● **MATERIAL PROVIDED**
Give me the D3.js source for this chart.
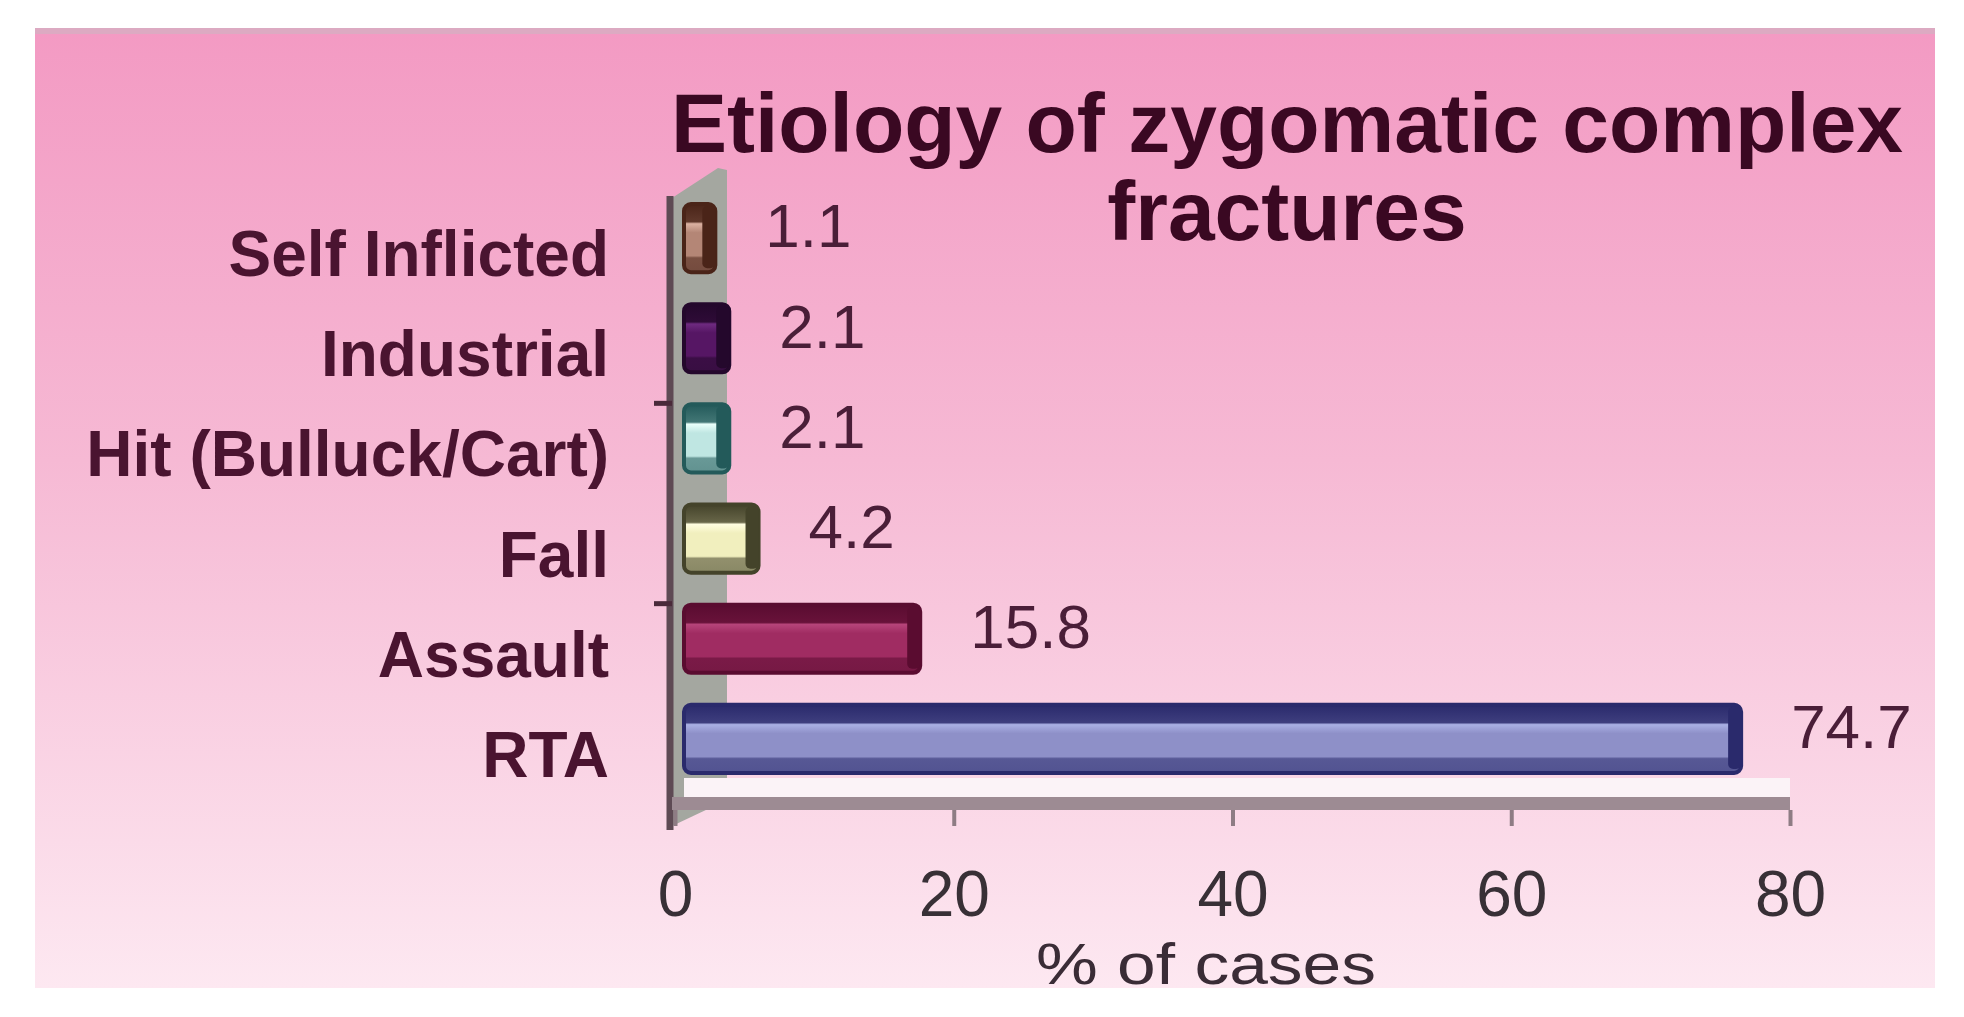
<!DOCTYPE html>
<html>
<head>
<meta charset="utf-8">
<script src="https://cdn.jsdelivr.net/npm/d3@7"></script>
<style>
  html, body { margin: 0; padding: 0; background: #fff; }
  svg { display: block; }
</style>
</head>
<body>
<div id="chart"></div>
<script>
// chart data
const categories = ["Self Inflicted", "Industrial", "Hit (Bulluck/Cart)", "Fall", "Assault", "RTA"];
const values = [1.1, 2.1, 2.1, 4.2, 15.8, 74.7];
const xTicks = [0, 20, 40, 60, 80];
const titleLines = ["Etiology of zygomatic complex", "fractures"];
const xAxisTitle = "% of cases";

// bar colours: edge, body, highlight
const barColors = [
  ["#4a2418", "#b48676", "#dcb2a2"],
  ["#24082c", "#561664", "#6e2a80"],
  ["#235a5a", "#bfe6e2", "#eafffb"],
  ["#44432a", "#f1efbe", "#fffde0"],
  ["#5a0c30", "#a02c62", "#b6447a"],
  ["#2a2a6c", "#8e90c8", "#aab0e4"]
];

const width = 1964, height = 1017;
const font = "'Liberation Sans', Arial, sans-serif";
const depthX = 25, depthY = 15; // 3d offset of the bars

const svg = d3.select("#chart").append("svg")
  .attr("width", width)
  .attr("height", height);

const defs = svg.append("defs");

// background gradient
const bg = defs.append("linearGradient")
  .attr("id", "bg").attr("x1", 0).attr("y1", 0).attr("x2", 0).attr("y2", 1);
bg.append("stop").attr("offset", 0).attr("stop-color", "#f39ac3");
bg.append("stop").attr("offset", 0.45).attr("stop-color", "#f6b9d4");
bg.append("stop").attr("offset", 1).attr("stop-color", "#fde8f1");

svg.append("rect")
  .attr("x", 35).attr("y", 28)
  .attr("width", 1900).attr("height", 960)
  .attr("fill", "url(#bg)");
svg.append("rect")
  .attr("x", 35).attr("y", 28)
  .attr("width", 1900).attr("height", 6)
  .attr("fill", "#dcaac2");

// scales
const x = d3.scaleLinear().domain([0, 80]).range([675, 1790]);
const y = d3.scaleBand().domain(categories).range([203, 804]);
const bw = y.bandwidth();

// title
svg.append("g").selectAll("text")
  .data(titleLines)
  .join("text")
  .attr("x", 1287)
  .attr("y", (d, i) => 152 + i * 88)
  .attr("text-anchor", "middle")
  .attr("font-family", font)
  .attr("font-weight", "bold")
  .attr("font-size", 84)
  .attr("fill", "#3a0822")
  .text(d => d);

// back wall
svg.append("path")
  .attr("d", "M672,198 L718,168 L727,170 L727,800 L672,826 Z")
  .attr("fill", "#a4a7a0");
svg.append("line")
  .attr("x1", 670).attr("x2", 670)
  .attr("y1", 196).attr("y2", 830)
  .attr("stroke", "#5e4a54").attr("stroke-width", 7);

// category axis marks
[categories[2], categories[4]].forEach(c => {
  svg.append("line")
    .attr("x1", 654).attr("x2", 672)
    .attr("y1", y(c)).attr("y2", y(c))
    .attr("stroke", "#4a2a3a").attr("stroke-width", 5);
});

// floor
svg.append("rect")
  .attr("x", 684).attr("y", 778)
  .attr("width", x(80) - 684).attr("height", 19)
  .attr("fill", "#fbf3f7");
svg.append("rect")
  .attr("x", 672).attr("y", 797)
  .attr("width", x(80) - 672).attr("height", 13)
  .attr("fill", "#9d8b93");

// x axis
const xAxis = svg.append("g")
  .attr("transform", "translate(0,810)")
  .call(d3.axisBottom(x).tickValues(xTicks).tickSize(16).tickSizeOuter(0));
xAxis.select(".domain").remove();
xAxis.selectAll(".tick line")
  .attr("stroke", "#8e7c84").attr("stroke-width", 4);
xAxis.selectAll(".tick text")
  .attr("y", 106).attr("dy", 0)
  .attr("font-family", font)
  .attr("font-size", 64)
  .attr("fill", "#383036");

svg.append("text")
  .attr("x", 1206).attr("y", 984)
  .attr("text-anchor", "middle")
  .attr("font-family", font)
  .attr("font-size", 58)
  .attr("textLength", 340)
  .attr("lengthAdjust", "spacingAndGlyphs")
  .attr("fill", "#3a2c36")
  .text(xAxisTitle);

// y axis labels
const yAxis = svg.append("g")
  .attr("transform", "translate(609,0)")
  .call(d3.axisLeft(y).tickSize(0).tickPadding(0));
yAxis.select(".domain").remove();
yAxis.selectAll(".tick text")
  .attr("dy", "0.36em")
  .attr("font-family", font)
  .attr("font-weight", "bold")
  .attr("font-size", 64)
  .attr("fill", "#4a1430");

// bar gradients
categories.forEach((c, i) => {
  const [edge, body, hi] = barColors[i];
  const mix = d3.interpolateRgb(edge, body);
  const g = defs.append("linearGradient")
    .attr("id", "bar" + i).attr("x1", 0).attr("y1", 0).attr("x2", 0).attr("y2", 1);
  [[0, edge], [0.26, mix(0.2)], [0.29, hi],
   [0.42, body], [0.76, body], [0.79, mix(0.45)], [1, mix(0.4)]]
    .forEach(s => g.append("stop").attr("offset", s[0]).attr("stop-color", s[1]));
});

// bars
const barH = bw * 0.68;
const bars = svg.append("g").selectAll("g")
  .data(categories)
  .join("g");

bars.append("rect")
  .attr("x", 684)
  .attr("y", d => y(d) + bw / 2 - depthY - barH / 2)
  .attr("width", (d, i) => x(values[i]) + depthX - 684)
  .attr("height", barH)
  .attr("rx", 7)
  .attr("fill", (d, i) => "url(#bar" + i + ")")
  .attr("stroke", (d, i) => barColors[i][0])
  .attr("stroke-width", 4);

bars.append("rect")
  .attr("x", (d, i) => x(values[i]) + depthX - 13)
  .attr("y", d => y(d) + bw / 2 - depthY - barH / 2 + 2)
  .attr("width", 13)
  .attr("height", barH - 6)
  .attr("rx", 5)
  .attr("fill", (d, i) => barColors[i][0]);

// value labels
bars.append("text")
  .attr("x", (d, i) => x(values[i]) + 75)
  .attr("y", d => y(d) + bw / 2 - 28)
  .attr("dy", "0.36em")
  .attr("font-family", font)
  .attr("font-size", 62)
  .attr("fill", "#4a1e38")
  .text((d, i) => values[i]);
</script>
</body>
</html>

● **WHAT THE TASK REQUIRES**
Locate the lines above that hold the word "chart". Show every one of them.

● **ANSWER FOR THIS EXERCISE**
Give me the D3.js source for this chart.
<div id="chart"></div>
// chart data
const svg = d3.select("#chart").append("svg")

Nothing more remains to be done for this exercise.